**WHAT NEEDS TO BE DONE:** Return, unaltered, every line from the beginning of the material below up to and including the one with "x_vals = [day + t for t in times]".

**INFORMATION SHOWN:**
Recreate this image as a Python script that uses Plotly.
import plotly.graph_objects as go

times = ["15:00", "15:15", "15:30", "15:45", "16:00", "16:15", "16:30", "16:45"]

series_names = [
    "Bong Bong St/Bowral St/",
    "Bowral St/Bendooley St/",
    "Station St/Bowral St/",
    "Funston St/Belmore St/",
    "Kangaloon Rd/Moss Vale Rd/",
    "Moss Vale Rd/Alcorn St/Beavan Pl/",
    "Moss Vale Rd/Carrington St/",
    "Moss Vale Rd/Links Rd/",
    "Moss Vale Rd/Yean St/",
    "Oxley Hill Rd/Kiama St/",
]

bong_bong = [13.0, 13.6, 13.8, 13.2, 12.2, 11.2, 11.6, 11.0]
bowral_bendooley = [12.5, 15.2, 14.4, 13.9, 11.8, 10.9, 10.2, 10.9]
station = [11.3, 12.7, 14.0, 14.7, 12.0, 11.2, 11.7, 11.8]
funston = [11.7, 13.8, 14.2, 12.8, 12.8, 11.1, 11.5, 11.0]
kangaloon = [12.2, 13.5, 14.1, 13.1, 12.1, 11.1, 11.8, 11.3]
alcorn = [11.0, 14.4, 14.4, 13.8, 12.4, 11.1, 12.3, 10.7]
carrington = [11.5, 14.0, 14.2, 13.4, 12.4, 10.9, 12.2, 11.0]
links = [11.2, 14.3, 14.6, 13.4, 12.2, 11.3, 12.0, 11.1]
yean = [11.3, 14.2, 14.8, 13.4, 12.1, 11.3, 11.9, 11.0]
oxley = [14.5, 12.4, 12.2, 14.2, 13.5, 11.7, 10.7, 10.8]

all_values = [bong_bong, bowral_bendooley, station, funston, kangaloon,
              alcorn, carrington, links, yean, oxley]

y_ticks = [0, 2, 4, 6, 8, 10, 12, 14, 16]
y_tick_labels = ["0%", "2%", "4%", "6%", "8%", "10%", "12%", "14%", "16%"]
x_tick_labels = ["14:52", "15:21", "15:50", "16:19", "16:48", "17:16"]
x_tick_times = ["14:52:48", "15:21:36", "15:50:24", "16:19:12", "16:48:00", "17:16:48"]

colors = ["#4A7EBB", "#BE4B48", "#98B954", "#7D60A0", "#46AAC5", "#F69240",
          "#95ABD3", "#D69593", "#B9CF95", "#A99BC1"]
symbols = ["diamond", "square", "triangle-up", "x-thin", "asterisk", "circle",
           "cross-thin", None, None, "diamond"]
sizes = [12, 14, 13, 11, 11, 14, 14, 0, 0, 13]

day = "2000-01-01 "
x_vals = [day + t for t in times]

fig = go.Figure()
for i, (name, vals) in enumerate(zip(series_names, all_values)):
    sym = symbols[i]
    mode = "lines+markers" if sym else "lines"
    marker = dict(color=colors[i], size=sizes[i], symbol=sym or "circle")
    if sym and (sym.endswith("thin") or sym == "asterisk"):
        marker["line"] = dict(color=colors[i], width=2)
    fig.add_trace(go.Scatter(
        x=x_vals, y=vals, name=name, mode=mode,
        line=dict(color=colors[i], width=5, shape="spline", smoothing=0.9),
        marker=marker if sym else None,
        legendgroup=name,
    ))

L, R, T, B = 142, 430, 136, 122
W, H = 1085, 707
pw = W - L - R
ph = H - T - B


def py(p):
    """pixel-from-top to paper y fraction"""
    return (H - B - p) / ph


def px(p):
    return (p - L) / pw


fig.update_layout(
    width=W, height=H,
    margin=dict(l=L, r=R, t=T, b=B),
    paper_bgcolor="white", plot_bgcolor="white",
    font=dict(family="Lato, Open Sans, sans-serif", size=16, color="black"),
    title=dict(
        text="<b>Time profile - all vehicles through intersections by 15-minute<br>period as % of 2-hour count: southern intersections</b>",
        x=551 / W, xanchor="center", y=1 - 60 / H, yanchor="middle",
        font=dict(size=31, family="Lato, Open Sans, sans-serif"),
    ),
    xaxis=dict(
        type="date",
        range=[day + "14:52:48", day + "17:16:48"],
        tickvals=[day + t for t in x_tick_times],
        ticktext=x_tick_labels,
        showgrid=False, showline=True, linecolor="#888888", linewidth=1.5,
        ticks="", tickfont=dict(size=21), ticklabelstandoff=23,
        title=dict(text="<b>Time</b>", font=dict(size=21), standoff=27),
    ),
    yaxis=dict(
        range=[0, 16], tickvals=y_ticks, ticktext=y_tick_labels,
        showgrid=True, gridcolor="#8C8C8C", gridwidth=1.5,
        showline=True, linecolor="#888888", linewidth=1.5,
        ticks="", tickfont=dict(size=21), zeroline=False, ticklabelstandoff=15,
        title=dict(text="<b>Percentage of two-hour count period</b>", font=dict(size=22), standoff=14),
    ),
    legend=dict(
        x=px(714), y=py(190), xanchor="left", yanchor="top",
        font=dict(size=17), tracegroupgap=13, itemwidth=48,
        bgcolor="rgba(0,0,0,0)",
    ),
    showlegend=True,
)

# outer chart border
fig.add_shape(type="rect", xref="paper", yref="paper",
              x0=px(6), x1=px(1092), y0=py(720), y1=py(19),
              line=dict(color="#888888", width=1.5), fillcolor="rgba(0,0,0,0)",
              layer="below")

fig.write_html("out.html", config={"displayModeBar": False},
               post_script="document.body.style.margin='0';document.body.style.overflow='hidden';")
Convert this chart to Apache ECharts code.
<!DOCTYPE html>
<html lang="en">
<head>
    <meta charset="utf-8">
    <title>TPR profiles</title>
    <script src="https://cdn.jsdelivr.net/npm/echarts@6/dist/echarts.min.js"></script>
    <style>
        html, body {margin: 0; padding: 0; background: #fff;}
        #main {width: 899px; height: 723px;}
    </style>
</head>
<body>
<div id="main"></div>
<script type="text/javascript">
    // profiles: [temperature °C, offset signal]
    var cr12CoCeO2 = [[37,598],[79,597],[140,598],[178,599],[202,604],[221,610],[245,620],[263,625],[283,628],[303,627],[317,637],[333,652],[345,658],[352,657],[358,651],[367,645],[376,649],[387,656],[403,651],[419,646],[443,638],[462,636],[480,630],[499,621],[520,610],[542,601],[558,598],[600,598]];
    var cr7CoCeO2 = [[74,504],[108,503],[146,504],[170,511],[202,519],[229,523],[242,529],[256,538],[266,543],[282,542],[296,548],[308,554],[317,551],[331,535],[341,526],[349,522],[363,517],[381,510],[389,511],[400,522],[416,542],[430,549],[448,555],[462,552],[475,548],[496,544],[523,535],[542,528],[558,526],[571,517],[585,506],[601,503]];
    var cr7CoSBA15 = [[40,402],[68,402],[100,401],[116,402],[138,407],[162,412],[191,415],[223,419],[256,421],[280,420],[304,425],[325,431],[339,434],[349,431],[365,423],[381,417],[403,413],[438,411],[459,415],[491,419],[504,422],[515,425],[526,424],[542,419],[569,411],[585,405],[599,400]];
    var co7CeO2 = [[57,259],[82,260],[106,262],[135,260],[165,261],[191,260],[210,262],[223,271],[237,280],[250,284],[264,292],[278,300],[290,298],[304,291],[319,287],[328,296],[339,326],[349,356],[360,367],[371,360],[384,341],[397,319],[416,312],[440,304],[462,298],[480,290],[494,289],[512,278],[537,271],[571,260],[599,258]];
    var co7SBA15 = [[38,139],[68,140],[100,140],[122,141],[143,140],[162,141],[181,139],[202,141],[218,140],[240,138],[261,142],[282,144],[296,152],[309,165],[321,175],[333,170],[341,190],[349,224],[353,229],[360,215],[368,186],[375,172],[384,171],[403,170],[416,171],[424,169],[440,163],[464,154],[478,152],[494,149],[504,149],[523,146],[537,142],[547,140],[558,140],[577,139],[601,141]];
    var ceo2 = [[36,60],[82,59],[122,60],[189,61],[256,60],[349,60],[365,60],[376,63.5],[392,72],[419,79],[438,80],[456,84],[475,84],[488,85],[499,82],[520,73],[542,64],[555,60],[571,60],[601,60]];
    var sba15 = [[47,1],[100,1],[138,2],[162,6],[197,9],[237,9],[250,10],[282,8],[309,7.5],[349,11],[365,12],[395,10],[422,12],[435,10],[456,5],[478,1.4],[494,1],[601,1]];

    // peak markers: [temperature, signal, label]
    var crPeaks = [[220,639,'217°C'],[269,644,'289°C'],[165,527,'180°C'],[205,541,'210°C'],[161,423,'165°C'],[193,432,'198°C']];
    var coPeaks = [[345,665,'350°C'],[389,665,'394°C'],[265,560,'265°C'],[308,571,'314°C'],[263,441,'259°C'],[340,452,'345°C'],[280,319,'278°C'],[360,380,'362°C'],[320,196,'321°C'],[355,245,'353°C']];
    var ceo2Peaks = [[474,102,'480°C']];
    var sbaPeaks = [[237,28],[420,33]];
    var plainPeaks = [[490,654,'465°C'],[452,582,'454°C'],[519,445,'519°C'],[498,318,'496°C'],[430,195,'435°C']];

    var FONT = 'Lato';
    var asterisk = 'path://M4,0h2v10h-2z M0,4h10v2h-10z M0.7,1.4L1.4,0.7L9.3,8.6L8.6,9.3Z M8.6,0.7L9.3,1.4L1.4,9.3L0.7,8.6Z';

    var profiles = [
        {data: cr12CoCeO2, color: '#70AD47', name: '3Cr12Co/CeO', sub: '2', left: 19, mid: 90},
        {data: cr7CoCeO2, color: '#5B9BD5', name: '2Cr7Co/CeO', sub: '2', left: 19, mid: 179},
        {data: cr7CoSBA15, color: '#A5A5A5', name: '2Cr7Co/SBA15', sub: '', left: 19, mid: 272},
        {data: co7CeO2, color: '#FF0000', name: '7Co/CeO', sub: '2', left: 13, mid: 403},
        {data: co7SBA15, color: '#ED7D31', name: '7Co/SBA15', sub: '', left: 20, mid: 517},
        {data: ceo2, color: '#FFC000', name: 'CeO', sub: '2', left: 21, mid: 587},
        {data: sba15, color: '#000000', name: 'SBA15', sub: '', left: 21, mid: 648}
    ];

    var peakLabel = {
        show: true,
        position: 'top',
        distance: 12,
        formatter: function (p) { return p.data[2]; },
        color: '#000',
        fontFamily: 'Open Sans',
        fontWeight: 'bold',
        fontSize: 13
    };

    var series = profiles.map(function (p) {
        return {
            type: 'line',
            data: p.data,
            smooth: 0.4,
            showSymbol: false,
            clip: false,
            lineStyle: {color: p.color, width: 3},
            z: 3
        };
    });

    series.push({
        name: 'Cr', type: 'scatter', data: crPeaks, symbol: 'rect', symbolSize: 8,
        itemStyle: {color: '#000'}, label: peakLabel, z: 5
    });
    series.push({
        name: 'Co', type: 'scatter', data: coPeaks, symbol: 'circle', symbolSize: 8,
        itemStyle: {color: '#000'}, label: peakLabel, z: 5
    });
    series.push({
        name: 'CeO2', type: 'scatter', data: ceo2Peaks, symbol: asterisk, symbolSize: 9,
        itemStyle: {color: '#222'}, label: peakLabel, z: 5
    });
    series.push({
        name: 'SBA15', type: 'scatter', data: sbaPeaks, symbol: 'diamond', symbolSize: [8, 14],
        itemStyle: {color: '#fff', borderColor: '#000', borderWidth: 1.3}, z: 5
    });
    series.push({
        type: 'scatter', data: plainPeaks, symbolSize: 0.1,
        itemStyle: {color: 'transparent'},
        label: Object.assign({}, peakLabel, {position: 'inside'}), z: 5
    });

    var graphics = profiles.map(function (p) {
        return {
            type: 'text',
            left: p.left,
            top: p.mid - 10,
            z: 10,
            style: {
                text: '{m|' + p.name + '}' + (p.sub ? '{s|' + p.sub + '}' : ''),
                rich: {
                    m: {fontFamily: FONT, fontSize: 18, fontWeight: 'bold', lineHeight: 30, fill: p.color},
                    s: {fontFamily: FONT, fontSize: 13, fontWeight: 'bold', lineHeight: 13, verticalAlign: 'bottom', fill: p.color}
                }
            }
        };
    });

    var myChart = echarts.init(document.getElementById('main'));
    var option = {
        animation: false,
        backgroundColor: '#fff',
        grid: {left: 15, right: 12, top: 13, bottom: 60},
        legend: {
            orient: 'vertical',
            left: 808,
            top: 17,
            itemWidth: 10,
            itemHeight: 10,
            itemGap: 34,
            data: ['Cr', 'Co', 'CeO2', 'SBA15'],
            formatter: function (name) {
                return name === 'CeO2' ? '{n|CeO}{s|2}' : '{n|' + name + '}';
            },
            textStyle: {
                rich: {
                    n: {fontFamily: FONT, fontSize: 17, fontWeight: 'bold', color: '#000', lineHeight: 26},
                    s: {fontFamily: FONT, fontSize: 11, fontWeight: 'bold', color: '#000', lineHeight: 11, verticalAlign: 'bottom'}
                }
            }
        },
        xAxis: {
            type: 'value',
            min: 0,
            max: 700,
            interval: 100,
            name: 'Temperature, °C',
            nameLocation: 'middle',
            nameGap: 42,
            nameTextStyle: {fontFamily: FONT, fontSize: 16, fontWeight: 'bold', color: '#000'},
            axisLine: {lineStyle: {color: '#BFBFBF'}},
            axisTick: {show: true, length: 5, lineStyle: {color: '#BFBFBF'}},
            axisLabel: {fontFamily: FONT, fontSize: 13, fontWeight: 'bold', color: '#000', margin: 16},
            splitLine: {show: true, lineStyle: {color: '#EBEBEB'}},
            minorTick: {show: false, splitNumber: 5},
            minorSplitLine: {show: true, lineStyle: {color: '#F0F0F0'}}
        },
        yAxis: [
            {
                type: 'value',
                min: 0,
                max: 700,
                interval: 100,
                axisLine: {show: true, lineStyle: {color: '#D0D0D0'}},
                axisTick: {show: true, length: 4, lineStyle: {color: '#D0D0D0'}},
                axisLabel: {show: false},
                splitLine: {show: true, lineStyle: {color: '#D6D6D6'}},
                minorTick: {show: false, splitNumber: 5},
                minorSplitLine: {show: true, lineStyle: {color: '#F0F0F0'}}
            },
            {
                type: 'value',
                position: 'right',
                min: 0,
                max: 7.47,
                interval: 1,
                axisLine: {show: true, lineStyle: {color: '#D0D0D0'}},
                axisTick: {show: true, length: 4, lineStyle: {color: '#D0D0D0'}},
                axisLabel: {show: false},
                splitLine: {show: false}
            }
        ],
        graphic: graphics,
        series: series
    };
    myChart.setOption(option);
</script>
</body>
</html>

**PROBLEM SOLUTION:**
Recreate this image as a Python script that uses Plotly.
import plotly.graph_objects as go

times = ["15:00", "15:15", "15:30", "15:45", "16:00", "16:15", "16:30", "16:45"]

series_names = [
    "Bong Bong St/Bowral St/",
    "Bowral St/Bendooley St/",
    "Station St/Bowral St/",
    "Funston St/Belmore St/",
    "Kangaloon Rd/Moss Vale Rd/",
    "Moss Vale Rd/Alcorn St/Beavan Pl/",
    "Moss Vale Rd/Carrington St/",
    "Moss Vale Rd/Links Rd/",
    "Moss Vale Rd/Yean St/",
    "Oxley Hill Rd/Kiama St/",
]

bong_bong = [13.0, 13.6, 13.8, 13.2, 12.2, 11.2, 11.6, 11.0]
bowral_bendooley = [12.5, 15.2, 14.4, 13.9, 11.8, 10.9, 10.2, 10.9]
station = [11.3, 12.7, 14.0, 14.7, 12.0, 11.2, 11.7, 11.8]
funston = [11.7, 13.8, 14.2, 12.8, 12.8, 11.1, 11.5, 11.0]
kangaloon = [12.2, 13.5, 14.1, 13.1, 12.1, 11.1, 11.8, 11.3]
alcorn = [11.0, 14.4, 14.4, 13.8, 12.4, 11.1, 12.3, 10.7]
carrington = [11.5, 14.0, 14.2, 13.4, 12.4, 10.9, 12.2, 11.0]
links = [11.2, 14.3, 14.6, 13.4, 12.2, 11.3, 12.0, 11.1]
yean = [11.3, 14.2, 14.8, 13.4, 12.1, 11.3, 11.9, 11.0]
oxley = [14.5, 12.4, 12.2, 14.2, 13.5, 11.7, 10.7, 10.8]

all_values = [bong_bong, bowral_bendooley, station, funston, kangaloon,
              alcorn, carrington, links, yean, oxley]

y_ticks = [0, 2, 4, 6, 8, 10, 12, 14, 16]
y_tick_labels = ["0%", "2%", "4%", "6%", "8%", "10%", "12%", "14%", "16%"]
x_tick_labels = ["14:52", "15:21", "15:50", "16:19", "16:48", "17:16"]
x_tick_times = ["14:52:48", "15:21:36", "15:50:24", "16:19:12", "16:48:00", "17:16:48"]

colors = ["#4A7EBB", "#BE4B48", "#98B954", "#7D60A0", "#46AAC5", "#F69240",
          "#95ABD3", "#D69593", "#B9CF95", "#A99BC1"]
symbols = ["diamond", "square", "triangle-up", "x-thin", "asterisk", "circle",
           "cross-thin", None, None, "diamond"]
sizes = [12, 14, 13, 11, 11, 14, 14, 0, 0, 13]

day = "2000-01-01 "
x_vals = [day + t for t in times]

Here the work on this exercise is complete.